Performance Bumps L3

Activity Description:

Ski black and double black moguls while showing purposeful versatility of line, turn shape, and speed.

Why this activity will be useful:

The ability to ski fall line moguls on steep terrain opens doors to allow the skier access to any part of the mountain. This type of skiing requires both mental and physical mastery of skill blending. It requires athletic skiing, and a playful interpretation terrain and line choice.

What the skis do: (Effect)

• Skis maintain contact with snow when appropriate
• Skis bend to maintain contact with the snow when in the troughs
• Pivot point of the skis is under the foot
• Skis turn at similar time and rate to match terrain variations.
• Skis tip and release simultaneously allowing the tips to move into the fall line.
• Pole plant can be used as a timing device for turn initiation, and may aide in stabilizing the upper body.
• Turn shape and line choice are used for speed control.

How The Body Moves: (Cause)

• Flexion movements of the joints facilitate pressure control through absorption of the terrain.
• Rotational movements come from the femurs turning in the hip sockets under a stable pelvis and upper body and create upper/lower body separation.
• The duration, intensity, rate and timing of the turning movements are varied to accommodate high speed and fall line bump skiing.
• Tipping movements originate in the lower leg under a stable upper body
• The duration, intensity rate, and timing of the tipping movements are varied to accommodate high speed and fall line bump skiing.
• The core maintains functional tension to preserve stability in the upper body.

• Black or Double Black Bumps.
• Be able to ski a variety of line choices on demand

Learning/Teaching Cues

• Practice: pivot slips, short turn leapers, basic short turns, performance short turns, retraction basic parallel, linked short turns in the bumps, level 2 ungroomed terrain.
• Perform practice activities on terrain with a similar pitch as desired the bump run
• When learning to ski black and double black bumps, first become very comfortable doing short skidded turns on terrain of similar to pitch to what you will be skiing.
• Determine your strength and weaknesses within the practice activities. Typically at this level of skiing adjustments in duration, intensity, rate, and timing of movements are the main focuses of developing the ability to ski the terrain skillfully.
• There are many line options and stylistic preferences for skiing moguls. The following cues are simply a sample of options to use in bump skiing.

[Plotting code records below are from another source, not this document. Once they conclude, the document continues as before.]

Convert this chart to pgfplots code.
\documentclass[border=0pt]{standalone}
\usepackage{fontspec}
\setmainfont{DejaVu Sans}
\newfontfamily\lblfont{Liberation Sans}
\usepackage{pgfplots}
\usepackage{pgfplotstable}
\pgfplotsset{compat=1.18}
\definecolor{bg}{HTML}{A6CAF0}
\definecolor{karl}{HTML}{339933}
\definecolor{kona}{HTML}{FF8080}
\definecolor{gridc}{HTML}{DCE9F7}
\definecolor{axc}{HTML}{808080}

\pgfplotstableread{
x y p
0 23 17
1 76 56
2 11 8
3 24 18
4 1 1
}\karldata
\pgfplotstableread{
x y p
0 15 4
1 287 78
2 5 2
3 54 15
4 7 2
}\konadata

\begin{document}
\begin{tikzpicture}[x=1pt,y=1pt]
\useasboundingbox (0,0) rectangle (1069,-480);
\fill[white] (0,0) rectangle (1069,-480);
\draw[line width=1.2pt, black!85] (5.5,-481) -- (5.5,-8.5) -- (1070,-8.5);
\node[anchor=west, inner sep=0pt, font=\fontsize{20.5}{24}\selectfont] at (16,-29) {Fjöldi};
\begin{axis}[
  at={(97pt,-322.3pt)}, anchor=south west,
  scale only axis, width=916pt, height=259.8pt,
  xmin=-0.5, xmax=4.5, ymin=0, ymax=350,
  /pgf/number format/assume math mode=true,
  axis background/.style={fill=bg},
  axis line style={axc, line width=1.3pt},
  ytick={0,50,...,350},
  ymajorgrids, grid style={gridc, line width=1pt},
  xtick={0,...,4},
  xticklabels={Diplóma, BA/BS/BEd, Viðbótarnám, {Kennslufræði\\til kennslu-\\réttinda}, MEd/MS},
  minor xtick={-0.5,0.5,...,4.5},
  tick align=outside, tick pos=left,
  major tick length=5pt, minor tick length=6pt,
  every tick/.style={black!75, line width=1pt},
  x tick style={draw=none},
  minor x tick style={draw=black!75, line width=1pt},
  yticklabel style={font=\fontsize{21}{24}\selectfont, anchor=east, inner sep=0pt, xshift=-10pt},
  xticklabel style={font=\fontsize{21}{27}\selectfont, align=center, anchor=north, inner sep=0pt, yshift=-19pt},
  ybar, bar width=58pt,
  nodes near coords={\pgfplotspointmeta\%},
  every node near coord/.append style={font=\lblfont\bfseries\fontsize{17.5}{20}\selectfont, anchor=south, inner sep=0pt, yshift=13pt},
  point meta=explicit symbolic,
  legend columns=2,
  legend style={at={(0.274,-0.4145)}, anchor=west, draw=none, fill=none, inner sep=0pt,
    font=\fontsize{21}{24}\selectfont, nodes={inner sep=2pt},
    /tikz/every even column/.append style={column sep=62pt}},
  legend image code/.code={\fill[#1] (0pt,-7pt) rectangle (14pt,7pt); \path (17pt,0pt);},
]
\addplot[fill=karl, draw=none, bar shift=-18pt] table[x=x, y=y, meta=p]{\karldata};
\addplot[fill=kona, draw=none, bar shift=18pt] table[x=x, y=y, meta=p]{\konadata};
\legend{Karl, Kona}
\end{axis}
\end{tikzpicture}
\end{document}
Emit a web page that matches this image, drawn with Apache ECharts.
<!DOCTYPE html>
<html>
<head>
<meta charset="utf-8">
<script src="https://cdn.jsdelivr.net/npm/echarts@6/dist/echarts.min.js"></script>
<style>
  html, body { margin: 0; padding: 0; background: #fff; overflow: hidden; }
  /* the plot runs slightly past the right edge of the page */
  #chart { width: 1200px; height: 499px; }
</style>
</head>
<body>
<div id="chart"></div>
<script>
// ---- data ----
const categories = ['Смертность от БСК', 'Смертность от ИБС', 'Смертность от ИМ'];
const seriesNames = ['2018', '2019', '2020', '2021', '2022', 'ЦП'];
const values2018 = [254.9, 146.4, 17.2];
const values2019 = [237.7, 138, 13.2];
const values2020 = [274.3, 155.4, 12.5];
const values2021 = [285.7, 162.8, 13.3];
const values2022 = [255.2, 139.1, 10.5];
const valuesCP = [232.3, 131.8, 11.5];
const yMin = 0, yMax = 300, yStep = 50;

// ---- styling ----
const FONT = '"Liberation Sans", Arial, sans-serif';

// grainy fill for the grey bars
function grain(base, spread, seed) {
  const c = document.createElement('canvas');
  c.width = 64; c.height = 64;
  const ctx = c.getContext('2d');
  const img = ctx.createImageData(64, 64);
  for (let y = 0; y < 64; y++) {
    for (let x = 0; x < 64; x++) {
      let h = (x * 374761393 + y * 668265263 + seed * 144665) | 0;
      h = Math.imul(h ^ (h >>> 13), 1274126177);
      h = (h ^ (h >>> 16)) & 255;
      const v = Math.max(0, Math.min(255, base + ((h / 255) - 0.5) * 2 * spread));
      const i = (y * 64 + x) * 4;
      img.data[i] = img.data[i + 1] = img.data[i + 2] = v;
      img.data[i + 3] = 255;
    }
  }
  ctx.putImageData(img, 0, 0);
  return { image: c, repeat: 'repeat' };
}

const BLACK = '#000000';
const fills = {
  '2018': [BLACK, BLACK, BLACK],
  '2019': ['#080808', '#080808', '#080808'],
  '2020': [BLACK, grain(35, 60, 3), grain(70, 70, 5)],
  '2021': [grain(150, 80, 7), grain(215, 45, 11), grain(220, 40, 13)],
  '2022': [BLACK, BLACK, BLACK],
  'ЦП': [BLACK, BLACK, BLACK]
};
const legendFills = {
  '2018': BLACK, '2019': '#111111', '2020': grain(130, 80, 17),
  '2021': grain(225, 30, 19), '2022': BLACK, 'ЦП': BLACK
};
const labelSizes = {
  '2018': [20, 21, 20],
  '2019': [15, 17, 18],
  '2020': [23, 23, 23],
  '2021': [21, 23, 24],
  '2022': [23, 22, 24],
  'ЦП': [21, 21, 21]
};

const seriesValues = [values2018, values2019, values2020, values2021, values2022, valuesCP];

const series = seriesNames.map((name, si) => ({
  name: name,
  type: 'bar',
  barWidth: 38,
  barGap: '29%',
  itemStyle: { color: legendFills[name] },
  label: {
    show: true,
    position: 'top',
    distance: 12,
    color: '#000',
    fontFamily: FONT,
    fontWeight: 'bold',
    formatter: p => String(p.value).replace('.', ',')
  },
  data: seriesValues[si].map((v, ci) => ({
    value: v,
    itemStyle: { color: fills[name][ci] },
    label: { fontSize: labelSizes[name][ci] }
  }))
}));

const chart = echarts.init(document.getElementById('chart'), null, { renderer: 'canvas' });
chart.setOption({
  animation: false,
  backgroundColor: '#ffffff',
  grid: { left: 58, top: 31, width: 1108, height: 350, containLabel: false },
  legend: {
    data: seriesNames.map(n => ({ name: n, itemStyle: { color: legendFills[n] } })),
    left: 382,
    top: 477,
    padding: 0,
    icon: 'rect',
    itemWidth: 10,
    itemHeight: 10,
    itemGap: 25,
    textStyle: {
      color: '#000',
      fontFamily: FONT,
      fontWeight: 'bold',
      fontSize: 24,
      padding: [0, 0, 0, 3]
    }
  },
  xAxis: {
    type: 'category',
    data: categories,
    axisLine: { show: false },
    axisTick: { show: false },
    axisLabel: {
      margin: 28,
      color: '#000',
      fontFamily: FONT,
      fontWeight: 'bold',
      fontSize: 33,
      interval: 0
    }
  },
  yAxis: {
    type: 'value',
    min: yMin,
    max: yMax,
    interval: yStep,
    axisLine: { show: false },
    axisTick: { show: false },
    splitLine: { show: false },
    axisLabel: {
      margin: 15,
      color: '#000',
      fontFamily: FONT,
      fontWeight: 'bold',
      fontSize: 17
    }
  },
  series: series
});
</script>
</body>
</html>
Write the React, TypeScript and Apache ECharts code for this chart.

o A pressure control tip for beginning to ski black and double black moguls is to prolong the duration of retraction movements through finish and initiation phases of the turn.
o Begin to pivot the skis by turning the legs while they are still relatively flexed.
o Extend the legs as the snow falls away on the downhill side of the mogul. As pressure builds and the next mogul begins to rise out of the snow, begin flexing the legs (outside leg more than inside) early and actively.
o Rotational control focus:
o If the skier is looking for more turning options, here are two places to play around:
o In the finish phase, as the skier begins to flex and absorb, continue to turn the legs more than the upper body, perhaps even add a quick pivot of the skis to tighten the turn shape and dump speed.
o In the initiation phase, often skiers feel an urgency to start the turn, and pick up the new inside ski to try and make the turn start more quickly. A quick pivot of the skis at turn initiation tightens the arc of the turn and often results in side slipping/scraping down the side of the mogul.
o If the skier is looking for a rounder path of turning, encourage the skier to slow the rate of leg rotation in the initiation phase of the turn. This promotes a rounder shaped top half of the turn, allows the skis to travel out onto the side of the neighboring mogul, and can present a new line option. Couple these turning options with prior Pressure Control options.